▸ **Goal of the exercise**: Starting at the first line of the listing below, repeat each line up to and including the one containing "import pandas as pd". Leave out pictures.

======== Data provided

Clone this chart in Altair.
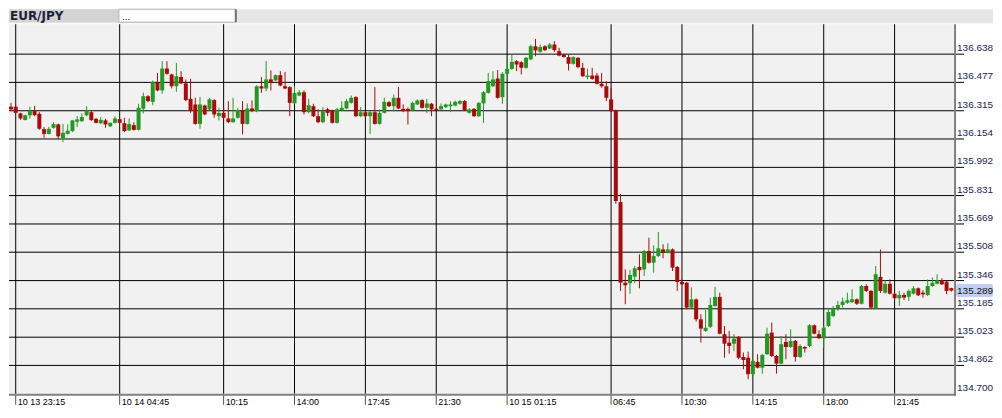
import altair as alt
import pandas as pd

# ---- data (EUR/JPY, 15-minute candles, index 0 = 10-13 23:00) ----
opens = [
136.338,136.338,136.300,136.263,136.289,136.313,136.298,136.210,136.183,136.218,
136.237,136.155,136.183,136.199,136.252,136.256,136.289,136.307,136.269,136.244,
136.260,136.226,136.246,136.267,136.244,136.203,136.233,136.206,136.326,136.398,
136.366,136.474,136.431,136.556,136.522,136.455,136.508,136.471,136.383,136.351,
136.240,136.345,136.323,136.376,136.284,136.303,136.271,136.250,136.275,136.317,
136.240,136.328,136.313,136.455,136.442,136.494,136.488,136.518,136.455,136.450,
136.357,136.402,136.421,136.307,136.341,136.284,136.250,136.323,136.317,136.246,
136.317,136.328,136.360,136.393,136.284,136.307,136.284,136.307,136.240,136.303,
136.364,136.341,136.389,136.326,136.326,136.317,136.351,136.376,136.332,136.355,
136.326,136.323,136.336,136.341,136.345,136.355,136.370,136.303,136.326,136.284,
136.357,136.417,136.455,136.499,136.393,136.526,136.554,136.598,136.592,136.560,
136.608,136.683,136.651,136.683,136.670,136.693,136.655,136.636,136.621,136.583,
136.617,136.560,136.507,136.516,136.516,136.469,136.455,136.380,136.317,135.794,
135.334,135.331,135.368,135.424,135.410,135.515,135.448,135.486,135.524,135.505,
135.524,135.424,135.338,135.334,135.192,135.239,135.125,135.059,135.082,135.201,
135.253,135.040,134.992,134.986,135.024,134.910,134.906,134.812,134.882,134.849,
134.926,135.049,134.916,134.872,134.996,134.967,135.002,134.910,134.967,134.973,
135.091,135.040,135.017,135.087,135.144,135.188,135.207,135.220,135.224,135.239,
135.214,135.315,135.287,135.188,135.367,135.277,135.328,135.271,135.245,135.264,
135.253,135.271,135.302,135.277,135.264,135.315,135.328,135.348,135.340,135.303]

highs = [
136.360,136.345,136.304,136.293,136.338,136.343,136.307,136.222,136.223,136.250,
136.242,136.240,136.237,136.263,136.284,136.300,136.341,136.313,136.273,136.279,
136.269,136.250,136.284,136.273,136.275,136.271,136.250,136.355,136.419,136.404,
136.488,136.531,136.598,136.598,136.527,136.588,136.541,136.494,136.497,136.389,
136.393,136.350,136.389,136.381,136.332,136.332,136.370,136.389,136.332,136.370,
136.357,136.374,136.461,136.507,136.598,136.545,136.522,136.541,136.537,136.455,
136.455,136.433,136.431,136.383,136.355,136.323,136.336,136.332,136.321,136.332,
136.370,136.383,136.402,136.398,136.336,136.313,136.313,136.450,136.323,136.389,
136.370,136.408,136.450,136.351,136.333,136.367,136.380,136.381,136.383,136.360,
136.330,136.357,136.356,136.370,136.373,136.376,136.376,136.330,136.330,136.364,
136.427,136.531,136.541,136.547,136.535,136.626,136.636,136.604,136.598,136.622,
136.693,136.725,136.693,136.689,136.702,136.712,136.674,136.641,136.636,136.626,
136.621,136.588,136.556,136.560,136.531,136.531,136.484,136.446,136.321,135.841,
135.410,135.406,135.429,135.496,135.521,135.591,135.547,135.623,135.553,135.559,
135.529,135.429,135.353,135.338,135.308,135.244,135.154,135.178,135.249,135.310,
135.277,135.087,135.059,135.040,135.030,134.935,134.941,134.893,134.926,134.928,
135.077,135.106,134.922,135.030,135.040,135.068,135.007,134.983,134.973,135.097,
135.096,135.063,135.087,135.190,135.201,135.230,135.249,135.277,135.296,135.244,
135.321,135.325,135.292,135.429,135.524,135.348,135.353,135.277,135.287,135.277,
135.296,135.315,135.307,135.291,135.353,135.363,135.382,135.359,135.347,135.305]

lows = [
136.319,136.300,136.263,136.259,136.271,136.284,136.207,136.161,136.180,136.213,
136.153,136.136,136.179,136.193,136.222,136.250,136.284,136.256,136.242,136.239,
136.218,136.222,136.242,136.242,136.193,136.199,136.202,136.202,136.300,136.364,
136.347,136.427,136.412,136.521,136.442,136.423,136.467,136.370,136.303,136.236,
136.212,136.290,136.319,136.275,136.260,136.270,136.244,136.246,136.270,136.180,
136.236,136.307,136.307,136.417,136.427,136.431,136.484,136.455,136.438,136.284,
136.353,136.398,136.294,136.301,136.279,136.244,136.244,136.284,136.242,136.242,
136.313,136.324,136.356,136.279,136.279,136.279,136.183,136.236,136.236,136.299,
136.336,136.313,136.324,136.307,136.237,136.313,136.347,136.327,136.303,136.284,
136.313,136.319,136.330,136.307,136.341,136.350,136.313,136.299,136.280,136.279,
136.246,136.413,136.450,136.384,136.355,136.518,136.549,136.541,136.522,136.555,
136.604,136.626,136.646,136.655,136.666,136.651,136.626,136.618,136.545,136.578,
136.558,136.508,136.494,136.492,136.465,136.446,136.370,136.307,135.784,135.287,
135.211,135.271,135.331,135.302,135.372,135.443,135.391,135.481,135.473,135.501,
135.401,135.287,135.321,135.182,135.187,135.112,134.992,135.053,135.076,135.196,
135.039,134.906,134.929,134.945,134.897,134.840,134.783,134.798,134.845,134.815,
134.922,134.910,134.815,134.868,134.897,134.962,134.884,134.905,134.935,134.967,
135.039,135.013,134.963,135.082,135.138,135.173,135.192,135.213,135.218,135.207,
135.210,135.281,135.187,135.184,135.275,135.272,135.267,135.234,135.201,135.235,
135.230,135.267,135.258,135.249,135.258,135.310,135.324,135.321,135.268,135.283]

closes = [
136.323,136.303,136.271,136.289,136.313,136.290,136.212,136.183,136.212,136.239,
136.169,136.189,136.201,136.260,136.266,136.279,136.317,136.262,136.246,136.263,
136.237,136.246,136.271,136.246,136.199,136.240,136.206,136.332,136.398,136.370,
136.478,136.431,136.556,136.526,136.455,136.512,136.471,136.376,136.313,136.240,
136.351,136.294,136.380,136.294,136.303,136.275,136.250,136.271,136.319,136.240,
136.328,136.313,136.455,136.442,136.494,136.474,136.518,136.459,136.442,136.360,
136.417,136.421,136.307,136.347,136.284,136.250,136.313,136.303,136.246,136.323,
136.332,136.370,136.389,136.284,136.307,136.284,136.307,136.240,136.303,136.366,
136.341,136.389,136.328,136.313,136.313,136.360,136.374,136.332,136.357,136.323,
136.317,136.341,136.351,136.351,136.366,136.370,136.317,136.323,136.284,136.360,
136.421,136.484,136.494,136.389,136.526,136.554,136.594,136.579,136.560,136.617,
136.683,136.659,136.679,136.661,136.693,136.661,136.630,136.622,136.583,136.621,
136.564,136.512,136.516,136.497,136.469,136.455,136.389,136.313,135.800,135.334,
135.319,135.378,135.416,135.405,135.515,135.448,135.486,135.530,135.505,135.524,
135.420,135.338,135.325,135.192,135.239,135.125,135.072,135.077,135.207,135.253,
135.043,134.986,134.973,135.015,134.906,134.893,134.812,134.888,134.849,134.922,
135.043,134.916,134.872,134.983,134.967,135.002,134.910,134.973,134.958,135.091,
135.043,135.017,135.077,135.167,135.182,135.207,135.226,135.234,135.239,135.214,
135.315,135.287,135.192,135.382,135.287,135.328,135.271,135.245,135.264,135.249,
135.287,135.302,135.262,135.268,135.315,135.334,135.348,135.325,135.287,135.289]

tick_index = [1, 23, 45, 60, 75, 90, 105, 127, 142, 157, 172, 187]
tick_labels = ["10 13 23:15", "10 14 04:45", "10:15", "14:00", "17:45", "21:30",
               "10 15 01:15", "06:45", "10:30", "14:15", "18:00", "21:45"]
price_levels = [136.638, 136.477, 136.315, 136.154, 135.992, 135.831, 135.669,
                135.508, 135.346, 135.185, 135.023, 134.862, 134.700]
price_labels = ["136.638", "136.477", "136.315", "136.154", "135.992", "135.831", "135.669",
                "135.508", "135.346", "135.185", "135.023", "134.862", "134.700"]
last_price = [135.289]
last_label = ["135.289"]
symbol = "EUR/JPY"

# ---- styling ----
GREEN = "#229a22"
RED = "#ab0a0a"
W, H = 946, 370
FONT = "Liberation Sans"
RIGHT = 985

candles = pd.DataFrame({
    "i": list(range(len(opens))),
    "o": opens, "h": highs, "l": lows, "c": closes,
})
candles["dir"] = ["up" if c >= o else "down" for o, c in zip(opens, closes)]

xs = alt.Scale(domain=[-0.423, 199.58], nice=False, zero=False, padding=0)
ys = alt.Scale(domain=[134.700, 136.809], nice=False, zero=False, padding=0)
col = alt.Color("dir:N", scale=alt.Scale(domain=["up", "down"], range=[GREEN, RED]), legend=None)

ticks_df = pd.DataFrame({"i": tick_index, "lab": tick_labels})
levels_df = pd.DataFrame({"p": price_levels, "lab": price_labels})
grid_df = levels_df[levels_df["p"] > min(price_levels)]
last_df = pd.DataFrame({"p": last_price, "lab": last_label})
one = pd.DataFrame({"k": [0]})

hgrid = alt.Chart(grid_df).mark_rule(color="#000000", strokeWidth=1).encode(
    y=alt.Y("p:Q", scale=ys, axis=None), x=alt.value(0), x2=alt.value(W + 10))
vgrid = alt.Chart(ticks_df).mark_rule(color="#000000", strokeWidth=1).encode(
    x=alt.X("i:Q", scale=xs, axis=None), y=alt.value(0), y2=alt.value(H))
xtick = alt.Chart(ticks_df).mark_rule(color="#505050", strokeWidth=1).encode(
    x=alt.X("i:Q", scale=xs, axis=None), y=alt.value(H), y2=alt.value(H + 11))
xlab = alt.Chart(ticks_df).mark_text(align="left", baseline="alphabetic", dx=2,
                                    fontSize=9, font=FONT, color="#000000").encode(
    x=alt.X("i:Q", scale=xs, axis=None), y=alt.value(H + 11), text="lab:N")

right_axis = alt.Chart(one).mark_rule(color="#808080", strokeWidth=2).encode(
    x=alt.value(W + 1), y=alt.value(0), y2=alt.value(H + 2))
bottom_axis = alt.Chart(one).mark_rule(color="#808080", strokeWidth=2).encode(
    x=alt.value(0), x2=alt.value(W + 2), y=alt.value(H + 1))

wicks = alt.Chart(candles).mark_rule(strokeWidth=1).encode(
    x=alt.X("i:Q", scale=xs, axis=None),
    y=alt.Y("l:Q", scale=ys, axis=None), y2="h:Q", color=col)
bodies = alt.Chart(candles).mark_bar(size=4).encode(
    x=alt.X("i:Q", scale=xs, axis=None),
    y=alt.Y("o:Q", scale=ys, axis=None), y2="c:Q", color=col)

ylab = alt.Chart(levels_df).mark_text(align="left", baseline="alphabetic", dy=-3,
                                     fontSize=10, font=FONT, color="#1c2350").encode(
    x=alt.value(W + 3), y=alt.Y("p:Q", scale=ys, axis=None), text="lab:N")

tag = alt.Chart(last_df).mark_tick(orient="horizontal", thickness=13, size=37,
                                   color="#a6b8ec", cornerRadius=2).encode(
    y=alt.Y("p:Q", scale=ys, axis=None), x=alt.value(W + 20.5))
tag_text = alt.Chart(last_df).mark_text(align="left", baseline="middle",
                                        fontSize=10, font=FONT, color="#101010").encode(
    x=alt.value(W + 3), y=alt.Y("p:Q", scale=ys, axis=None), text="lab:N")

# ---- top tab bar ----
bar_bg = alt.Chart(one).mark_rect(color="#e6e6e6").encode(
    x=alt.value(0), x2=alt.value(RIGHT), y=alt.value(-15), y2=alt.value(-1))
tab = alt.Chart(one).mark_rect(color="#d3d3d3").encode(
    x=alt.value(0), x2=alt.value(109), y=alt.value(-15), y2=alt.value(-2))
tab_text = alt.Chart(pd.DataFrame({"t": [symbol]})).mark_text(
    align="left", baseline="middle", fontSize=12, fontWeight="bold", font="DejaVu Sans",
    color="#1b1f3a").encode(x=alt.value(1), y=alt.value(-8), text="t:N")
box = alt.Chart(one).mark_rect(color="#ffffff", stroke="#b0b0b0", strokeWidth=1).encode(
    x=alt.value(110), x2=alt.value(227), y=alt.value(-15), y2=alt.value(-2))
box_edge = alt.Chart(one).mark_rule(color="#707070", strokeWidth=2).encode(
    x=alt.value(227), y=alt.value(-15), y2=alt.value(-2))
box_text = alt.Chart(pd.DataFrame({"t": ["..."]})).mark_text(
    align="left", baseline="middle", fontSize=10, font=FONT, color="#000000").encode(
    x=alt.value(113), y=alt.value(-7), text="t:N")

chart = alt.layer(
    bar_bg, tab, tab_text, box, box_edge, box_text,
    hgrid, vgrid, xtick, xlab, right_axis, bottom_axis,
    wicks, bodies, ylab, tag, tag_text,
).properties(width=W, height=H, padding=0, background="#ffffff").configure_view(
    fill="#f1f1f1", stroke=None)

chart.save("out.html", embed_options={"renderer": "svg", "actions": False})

================

▸ **Correct result**:
Clone this chart in Altair.
import altair as alt
import pandas as pd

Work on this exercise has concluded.